What about the lorry?
Essex police believe the trailer arrived in Purfleet on the River Thames from Zeebrugge, Belgium, at about 00:30 BST on Wednesday (23:30 GMT Tuesday).
The tractor unit (the front part of the lorry) is thought to have come from Northern Ireland and picked up the trailer from Purfleet, Essex, shortly after 01:05 (00:05 GMT).
Belgian prosecutors have launched an investigation to establish whether the trailer travelled through Belgium.
Essex police corrected their earlier statement that said the lorry had entered the UK at Holyhead, a major Irish Sea port in Wales, on 19 October.
However, Irish Prime Minister Leo Varadkar said investigations would be undertaken to establish if the lorry had passed through Ireland.
In the statement, Essex police said "the tractor unit [front section] of the lorry is believed to have originated in Northern Ireland".
In the earlier statement, the police had said they believed the lorry was from Bulgaria.
The Bulgarian foreign ministry said: "The Scania truck was registered in Varna (on the east coast of Bulgaria) under the name of a company owned by an Irish citizen."

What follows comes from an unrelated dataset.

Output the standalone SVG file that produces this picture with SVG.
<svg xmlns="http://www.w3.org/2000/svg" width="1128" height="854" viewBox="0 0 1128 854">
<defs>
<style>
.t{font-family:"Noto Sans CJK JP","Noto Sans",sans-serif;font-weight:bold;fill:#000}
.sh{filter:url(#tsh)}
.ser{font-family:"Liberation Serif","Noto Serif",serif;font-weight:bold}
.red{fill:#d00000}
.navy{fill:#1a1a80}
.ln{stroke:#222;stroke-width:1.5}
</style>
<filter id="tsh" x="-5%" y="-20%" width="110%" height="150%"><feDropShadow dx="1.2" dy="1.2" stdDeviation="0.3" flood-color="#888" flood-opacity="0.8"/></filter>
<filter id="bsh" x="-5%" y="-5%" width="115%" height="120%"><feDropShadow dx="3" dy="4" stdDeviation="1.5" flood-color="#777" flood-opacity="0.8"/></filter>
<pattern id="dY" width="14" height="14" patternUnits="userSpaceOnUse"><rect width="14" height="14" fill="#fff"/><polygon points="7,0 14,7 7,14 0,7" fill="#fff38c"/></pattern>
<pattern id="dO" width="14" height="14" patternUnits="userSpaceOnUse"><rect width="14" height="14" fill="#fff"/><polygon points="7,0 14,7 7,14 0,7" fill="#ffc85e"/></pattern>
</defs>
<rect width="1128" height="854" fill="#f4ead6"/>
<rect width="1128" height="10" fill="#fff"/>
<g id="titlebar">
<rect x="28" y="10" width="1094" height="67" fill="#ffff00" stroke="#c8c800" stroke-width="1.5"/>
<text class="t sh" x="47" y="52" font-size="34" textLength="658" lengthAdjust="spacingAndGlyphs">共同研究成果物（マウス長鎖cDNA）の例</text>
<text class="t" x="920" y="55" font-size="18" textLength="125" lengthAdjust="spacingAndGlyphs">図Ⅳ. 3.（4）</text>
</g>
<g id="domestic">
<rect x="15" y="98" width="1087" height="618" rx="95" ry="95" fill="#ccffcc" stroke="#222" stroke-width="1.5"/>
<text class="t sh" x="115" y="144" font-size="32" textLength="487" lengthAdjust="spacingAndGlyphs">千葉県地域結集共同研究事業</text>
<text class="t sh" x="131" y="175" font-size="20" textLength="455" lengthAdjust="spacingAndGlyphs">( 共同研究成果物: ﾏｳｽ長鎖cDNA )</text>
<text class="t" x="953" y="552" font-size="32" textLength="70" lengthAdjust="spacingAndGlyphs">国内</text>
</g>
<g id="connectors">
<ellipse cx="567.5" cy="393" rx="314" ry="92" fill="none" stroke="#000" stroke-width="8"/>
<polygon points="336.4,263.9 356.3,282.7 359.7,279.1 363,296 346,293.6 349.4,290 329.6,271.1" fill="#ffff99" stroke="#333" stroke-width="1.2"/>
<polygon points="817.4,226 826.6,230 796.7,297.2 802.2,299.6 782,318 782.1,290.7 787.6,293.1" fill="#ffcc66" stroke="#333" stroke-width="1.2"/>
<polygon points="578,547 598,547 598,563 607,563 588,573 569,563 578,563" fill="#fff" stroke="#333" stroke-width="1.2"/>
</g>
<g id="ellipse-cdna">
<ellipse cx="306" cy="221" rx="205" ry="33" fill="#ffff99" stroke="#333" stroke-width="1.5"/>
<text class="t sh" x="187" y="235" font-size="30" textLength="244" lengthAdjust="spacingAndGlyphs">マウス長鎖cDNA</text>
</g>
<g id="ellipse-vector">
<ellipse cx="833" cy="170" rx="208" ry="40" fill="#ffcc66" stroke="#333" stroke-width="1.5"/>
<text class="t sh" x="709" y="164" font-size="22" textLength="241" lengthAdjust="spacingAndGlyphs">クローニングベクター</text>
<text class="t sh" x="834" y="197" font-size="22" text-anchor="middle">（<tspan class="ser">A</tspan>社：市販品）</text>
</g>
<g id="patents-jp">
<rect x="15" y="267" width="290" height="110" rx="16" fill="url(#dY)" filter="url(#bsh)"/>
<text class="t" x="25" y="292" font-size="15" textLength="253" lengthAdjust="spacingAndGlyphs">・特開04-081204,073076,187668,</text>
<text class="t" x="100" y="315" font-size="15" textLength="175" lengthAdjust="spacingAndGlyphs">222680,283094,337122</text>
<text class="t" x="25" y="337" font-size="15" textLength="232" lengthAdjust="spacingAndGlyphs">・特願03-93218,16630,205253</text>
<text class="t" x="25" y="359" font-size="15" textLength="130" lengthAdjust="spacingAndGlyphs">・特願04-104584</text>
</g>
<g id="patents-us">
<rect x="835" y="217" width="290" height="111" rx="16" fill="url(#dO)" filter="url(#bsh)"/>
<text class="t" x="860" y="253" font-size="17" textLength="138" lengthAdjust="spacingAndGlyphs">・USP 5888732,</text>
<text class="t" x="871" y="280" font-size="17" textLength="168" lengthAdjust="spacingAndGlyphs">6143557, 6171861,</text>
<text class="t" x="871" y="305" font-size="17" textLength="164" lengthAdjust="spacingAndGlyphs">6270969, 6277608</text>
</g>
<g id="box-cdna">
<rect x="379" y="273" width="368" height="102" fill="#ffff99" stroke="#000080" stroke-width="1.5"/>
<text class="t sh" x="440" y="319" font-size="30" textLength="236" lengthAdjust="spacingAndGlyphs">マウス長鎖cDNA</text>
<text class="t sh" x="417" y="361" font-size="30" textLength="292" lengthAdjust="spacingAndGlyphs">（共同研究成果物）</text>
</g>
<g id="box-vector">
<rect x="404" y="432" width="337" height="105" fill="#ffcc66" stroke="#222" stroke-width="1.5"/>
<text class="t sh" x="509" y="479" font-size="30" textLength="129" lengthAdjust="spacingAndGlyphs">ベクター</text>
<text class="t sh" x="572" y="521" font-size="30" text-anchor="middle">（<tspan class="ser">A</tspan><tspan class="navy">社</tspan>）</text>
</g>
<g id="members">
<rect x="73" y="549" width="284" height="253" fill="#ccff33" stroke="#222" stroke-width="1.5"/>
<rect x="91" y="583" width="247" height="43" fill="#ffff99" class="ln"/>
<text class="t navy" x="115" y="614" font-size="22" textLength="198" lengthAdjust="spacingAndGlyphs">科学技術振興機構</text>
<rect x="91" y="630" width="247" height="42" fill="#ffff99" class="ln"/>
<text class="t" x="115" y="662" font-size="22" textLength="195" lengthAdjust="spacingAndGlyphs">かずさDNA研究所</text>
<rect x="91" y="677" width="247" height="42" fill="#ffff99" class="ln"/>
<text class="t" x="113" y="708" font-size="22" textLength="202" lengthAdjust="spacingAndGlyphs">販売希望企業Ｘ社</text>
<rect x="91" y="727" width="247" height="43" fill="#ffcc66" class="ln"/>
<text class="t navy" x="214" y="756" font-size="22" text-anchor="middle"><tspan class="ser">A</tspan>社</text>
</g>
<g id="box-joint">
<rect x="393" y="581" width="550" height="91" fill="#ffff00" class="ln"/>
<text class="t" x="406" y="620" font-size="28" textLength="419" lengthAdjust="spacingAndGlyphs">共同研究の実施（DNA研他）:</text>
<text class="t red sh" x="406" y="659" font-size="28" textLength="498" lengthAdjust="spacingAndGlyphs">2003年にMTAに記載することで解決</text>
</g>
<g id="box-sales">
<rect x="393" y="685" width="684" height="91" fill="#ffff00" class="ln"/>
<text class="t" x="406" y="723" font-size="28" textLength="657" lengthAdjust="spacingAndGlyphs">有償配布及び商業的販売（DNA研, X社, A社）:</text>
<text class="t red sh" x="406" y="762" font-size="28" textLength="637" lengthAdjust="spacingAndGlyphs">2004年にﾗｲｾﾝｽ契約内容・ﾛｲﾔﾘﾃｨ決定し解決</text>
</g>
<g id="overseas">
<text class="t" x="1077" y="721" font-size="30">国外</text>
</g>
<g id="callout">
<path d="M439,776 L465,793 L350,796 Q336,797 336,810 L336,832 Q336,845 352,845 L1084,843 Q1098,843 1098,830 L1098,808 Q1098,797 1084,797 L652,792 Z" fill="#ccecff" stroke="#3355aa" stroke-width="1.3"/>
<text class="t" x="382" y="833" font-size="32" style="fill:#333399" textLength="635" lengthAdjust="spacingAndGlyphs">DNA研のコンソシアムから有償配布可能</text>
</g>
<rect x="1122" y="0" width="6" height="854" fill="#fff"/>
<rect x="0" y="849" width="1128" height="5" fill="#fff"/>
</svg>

Bulgarian officials were also quoted as saying that the lorry was last in Bulgaria in 2017.
It was not immediately known where the container originated from.
Richard Burnett, chief executive of the Road Haulage Association, said the container appeared to be a refrigerated unit where temperatures could be as low as -25C (-13F).
Later on Wednesday, the lorry was moved to a secure site so the bodies could be "recovered while preserving the dignity of the victims", Deputy Chief Constable of Essex Police Pippa Mills said.
And the driver?
The driver was named locally as Mo Robinson, 25, from the Portadown area of County Armagh, Northern Ireland.
He has been arrested on suspicion of murder, and is being questioned by police.
Was it an attempt to smuggle people into the UK?
We do not know at this stage, and Essex police warn that the investigation will be "lengthy and complex".
The BBC's home editor Mark Easton reports that people smugglers have increasingly moved to other routes since the Calais migrant camps were shut three years ago in France and security measures were increased at Dover and the Channel Tunnel.
Britain's National Crime Agency told the BBC that all UK ports were being used.
More dangerous methods are being used to get human cargo through.
The most common one is still being hidden in the back of a lorry, but increasingly commercial shipping containers are being used, sometimes even refrigerated ones.
Risks are substantial for the migrants, who can pay £10,000 ($12,900) or more for a space on these vehicles.
A lorry is charged just over £400 for a ferry crossing from Zeebrugge to Purfleet.
Why could Bulgaria be significant?
Since the completion of the fence on the Bulgaria-Turkey border in 2016, most asylum seekers trying to reach Western Europe do so hidden in trucks, the BBC's Nick Thorpe reports.
One part of the smugglers' network hands them on to others.